Other Biloxians, like Tammy Carney, got compensation after filing lawsuits against the company.
Oscar Renda has sometimes incurred the ire of local judges by failing to meet filing deadlines and even to show up to court.
When Carney sued Oscar Renda in Justice Court, Oscar Renda never answered her complaint and then didn’t appear at their court date. Carney won a default judgment. But when she tried to collect it, the company asked the court to set aside the default judgment — the first time it acknowledged Carney’s lawsuit.
“Oscar Renda’s response to this lawsuit is much like a child’s response when having to face consequences for misbehavior,” Carney’s attorney, Jason Ruiz, wrote. “Oscar Renda seeks a free pass to ignore the rules with impunity.”
The default judgment stood.
Claimants often successful in court
A Sun Herald review of court records found that Oscar Renda has been sued at least 17 times over its work in Biloxi, including Carney’s case.
In four of those cases, liability has not yet been determined. In an additional four, Oscar Renda defeated the claim.
In another five, Oscar Renda settled with the plaintiff.
Represented by attorneys Christopher Van Cleave and Robert Wiygul, their suit alleged Oscar Renda’s work caused structural damage to their building, including foundation separation and cracked drywall, and lost income, among other problems. Wiygul said his clients were pleased with the size of their settlement.
“But I’m sorry there were people who unlike the Burtons, Oscar Renda just declined to pay and who weren’t able to take them to court,” said Wiygul, who has represented several other East Biloxians suing the contractor.
Another lawsuit by the Gulf Restoration Network alleged Oscar Renda was polluting Biloxi waterways in violation of the Clean Water Act; the group won a settlement in which the company paid attorneys’ fees and $300,000 for a habitat restoration project.
In two cases, the judge awarded a default judgment to the claimants after becoming exasperated by Oscar Renda’s conduct.
The review of lawsuits shows that Biloxians who sued Oscar Renda got compensation more often than not, by winning their case or by negotiating a settlement.
But many people in East Biloxi didn’t consider that as an option.

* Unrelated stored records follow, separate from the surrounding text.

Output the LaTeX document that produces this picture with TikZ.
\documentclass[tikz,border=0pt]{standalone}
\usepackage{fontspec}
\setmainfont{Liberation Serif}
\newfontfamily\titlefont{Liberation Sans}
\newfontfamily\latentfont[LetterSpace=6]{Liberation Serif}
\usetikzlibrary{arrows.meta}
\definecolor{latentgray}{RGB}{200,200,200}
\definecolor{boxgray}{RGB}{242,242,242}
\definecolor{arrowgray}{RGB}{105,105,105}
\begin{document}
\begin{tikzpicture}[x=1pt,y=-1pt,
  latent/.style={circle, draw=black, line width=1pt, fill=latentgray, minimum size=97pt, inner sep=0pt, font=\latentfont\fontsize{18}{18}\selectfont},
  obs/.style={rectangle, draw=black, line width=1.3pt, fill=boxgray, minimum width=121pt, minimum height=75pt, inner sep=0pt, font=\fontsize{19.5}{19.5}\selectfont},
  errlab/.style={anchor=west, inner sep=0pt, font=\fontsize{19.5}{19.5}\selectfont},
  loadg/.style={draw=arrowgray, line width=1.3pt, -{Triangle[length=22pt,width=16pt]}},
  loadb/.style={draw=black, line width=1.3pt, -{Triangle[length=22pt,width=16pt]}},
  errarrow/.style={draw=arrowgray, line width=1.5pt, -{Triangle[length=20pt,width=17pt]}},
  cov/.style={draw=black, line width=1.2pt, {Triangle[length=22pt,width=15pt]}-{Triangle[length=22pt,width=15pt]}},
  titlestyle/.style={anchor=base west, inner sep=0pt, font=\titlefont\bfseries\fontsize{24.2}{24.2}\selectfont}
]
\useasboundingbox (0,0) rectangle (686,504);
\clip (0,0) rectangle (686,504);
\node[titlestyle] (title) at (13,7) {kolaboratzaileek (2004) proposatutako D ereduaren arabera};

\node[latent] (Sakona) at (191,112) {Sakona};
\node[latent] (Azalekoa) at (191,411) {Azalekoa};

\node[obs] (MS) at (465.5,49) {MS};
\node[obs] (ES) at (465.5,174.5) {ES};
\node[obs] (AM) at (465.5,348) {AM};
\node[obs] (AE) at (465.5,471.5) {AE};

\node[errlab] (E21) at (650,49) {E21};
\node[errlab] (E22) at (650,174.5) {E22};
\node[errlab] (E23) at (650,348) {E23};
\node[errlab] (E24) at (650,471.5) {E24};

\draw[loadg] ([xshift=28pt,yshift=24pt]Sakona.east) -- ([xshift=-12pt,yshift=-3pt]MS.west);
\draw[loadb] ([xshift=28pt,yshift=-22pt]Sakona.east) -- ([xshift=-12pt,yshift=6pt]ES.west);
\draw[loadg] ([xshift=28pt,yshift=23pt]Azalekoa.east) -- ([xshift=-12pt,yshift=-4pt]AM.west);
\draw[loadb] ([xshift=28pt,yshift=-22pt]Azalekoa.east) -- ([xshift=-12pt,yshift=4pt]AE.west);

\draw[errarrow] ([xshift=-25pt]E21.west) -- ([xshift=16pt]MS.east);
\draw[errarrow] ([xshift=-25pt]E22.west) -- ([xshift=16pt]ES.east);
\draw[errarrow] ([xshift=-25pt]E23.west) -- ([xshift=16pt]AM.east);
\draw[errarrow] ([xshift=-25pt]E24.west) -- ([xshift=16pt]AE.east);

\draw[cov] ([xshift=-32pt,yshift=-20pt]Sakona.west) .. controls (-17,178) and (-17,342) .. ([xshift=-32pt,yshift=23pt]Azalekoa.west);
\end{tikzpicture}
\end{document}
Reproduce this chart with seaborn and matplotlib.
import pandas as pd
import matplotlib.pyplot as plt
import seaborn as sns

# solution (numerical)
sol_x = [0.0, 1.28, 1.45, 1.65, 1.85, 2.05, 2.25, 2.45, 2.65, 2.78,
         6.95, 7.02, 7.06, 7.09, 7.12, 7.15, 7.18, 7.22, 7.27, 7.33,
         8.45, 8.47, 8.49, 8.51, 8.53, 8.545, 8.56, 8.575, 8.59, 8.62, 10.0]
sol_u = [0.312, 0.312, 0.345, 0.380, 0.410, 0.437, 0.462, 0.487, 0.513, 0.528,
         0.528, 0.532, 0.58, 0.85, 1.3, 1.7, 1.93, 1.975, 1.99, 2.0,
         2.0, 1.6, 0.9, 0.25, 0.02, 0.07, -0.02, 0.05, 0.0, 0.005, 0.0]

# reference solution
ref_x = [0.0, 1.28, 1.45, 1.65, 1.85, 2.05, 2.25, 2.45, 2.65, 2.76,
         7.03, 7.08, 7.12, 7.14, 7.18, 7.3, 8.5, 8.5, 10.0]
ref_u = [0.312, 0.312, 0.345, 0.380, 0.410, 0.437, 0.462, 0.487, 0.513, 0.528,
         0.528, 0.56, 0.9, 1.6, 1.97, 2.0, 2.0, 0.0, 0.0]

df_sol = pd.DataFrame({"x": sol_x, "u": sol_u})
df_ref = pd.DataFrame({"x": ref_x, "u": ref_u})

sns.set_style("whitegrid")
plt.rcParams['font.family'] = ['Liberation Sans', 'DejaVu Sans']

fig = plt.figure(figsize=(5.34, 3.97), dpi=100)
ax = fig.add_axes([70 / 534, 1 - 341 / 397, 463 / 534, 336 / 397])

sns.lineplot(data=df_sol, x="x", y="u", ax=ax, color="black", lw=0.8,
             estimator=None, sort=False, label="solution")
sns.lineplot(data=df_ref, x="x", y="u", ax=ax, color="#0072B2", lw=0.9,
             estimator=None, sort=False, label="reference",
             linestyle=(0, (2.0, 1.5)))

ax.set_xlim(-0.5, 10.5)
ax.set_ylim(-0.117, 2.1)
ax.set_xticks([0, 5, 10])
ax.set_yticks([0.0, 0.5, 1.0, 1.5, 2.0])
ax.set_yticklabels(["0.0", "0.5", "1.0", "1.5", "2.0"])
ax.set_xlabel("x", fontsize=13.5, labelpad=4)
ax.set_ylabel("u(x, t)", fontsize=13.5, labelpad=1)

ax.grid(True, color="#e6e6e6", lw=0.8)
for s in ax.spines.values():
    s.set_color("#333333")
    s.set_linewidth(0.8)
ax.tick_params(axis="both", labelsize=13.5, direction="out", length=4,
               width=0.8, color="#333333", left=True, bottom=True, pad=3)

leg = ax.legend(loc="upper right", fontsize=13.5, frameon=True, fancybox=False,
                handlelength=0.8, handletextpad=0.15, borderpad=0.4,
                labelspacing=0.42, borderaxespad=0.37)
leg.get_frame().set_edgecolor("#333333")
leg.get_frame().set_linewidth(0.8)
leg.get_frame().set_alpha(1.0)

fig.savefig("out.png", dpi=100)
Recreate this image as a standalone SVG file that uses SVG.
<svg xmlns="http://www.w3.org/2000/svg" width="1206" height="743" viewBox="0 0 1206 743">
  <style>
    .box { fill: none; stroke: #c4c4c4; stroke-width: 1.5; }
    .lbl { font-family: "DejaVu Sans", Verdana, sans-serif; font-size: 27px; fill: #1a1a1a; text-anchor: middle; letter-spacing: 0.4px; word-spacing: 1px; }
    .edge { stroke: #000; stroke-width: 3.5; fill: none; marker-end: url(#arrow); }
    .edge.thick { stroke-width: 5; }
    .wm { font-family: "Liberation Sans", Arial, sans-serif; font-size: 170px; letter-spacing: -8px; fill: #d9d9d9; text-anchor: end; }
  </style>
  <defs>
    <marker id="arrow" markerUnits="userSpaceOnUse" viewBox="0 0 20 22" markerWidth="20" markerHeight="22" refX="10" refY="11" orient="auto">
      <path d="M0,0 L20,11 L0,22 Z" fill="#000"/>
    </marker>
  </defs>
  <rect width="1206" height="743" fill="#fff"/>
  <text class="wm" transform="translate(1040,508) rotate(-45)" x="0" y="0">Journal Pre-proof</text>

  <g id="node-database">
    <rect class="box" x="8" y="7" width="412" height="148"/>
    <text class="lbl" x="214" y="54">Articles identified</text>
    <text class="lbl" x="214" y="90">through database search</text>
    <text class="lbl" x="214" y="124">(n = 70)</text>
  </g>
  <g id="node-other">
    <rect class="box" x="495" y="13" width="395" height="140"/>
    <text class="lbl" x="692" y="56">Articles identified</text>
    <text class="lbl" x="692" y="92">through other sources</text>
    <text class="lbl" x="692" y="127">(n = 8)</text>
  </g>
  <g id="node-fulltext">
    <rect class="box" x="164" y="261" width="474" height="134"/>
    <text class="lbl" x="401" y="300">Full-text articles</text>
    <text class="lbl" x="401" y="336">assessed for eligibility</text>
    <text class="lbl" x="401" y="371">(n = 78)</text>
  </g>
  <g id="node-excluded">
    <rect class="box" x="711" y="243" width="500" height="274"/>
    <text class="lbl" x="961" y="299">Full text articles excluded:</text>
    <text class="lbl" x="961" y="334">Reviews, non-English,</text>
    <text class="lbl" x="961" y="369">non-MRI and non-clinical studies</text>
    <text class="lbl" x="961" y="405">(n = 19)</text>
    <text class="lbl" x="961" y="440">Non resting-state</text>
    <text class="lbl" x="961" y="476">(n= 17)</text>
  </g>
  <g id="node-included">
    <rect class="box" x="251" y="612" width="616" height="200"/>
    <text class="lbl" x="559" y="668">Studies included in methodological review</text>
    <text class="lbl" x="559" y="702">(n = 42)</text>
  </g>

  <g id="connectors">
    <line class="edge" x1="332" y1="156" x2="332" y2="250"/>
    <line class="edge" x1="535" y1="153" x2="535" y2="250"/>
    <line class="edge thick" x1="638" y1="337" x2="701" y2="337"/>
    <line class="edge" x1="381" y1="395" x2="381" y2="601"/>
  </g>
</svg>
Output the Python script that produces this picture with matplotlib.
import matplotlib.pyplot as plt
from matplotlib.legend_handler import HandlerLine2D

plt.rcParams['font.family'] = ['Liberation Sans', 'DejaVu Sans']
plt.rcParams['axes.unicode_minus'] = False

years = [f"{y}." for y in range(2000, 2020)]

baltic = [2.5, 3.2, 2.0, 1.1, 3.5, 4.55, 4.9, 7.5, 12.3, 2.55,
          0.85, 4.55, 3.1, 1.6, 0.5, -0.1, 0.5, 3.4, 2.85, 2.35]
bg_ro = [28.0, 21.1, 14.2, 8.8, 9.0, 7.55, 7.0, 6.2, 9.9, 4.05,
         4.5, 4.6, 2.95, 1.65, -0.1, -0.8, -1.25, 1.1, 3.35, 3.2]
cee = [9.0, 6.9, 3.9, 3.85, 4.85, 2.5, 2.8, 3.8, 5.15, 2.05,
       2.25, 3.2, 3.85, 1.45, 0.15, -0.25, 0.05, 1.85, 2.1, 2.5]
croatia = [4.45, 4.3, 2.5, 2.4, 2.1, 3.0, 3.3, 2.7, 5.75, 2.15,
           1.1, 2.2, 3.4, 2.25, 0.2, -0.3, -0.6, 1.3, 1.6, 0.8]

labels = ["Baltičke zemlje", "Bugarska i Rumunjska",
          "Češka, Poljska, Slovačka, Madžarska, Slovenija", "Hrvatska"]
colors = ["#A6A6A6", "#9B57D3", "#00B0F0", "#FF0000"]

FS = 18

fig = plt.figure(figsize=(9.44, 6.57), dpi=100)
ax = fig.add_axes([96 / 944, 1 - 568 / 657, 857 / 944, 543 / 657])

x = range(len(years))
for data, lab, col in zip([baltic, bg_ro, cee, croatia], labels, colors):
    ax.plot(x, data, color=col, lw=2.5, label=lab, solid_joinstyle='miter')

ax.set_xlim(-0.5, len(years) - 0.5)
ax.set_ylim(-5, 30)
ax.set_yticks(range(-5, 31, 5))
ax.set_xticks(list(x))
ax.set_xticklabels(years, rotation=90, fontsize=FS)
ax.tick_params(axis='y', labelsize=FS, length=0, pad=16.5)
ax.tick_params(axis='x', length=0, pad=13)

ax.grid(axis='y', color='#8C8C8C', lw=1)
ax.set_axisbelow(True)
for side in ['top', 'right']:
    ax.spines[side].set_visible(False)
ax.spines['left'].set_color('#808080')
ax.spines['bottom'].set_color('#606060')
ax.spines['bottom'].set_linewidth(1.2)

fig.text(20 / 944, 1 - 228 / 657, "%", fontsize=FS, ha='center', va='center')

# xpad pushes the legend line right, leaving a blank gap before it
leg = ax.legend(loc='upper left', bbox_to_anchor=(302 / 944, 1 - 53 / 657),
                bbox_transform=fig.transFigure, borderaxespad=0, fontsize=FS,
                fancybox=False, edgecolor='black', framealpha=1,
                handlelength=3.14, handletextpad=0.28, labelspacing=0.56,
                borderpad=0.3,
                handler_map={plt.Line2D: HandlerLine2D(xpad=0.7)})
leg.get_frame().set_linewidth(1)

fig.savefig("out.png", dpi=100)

And in a community where some neighbors can trace their roots back generations, memories of the city’s corruption, violence and vice in the 20th century loom large. Some people interviewed for this story didn’t want their names to be published because they fear reprisal, even violence, for speaking out about the infrastructure project overseen by the city of Biloxi. They invoked the Dixie Mafia.
Others pointed to East Biloxi’s working-class culture and a deeply ingrained stoicism — a preference for not making a fuss.
One Reynoir Street resident called the city at 8:30 a.m. every day, starting around 2018 or 2019, until a crew came in early 2020 to install a retaining wall. Without the wall, her yard was eroding because the infrastructure work had dropped the elevation of the road. (The city and Oscar Renda agree that problems involving the elevation of the road and sidewalks, some of which Biloxi has been paying to fix, were not caused by Oscar Renda’s work but by design issues.) The city closed her claim in May 2021.
When her new wall went up, she almost felt embarrassed. Neighbors had the same problem but weren’t getting any help.
“This is the poor area of the city,” she said. “It’s hardworking, just-trying-to-live people… Nobody paid attention.”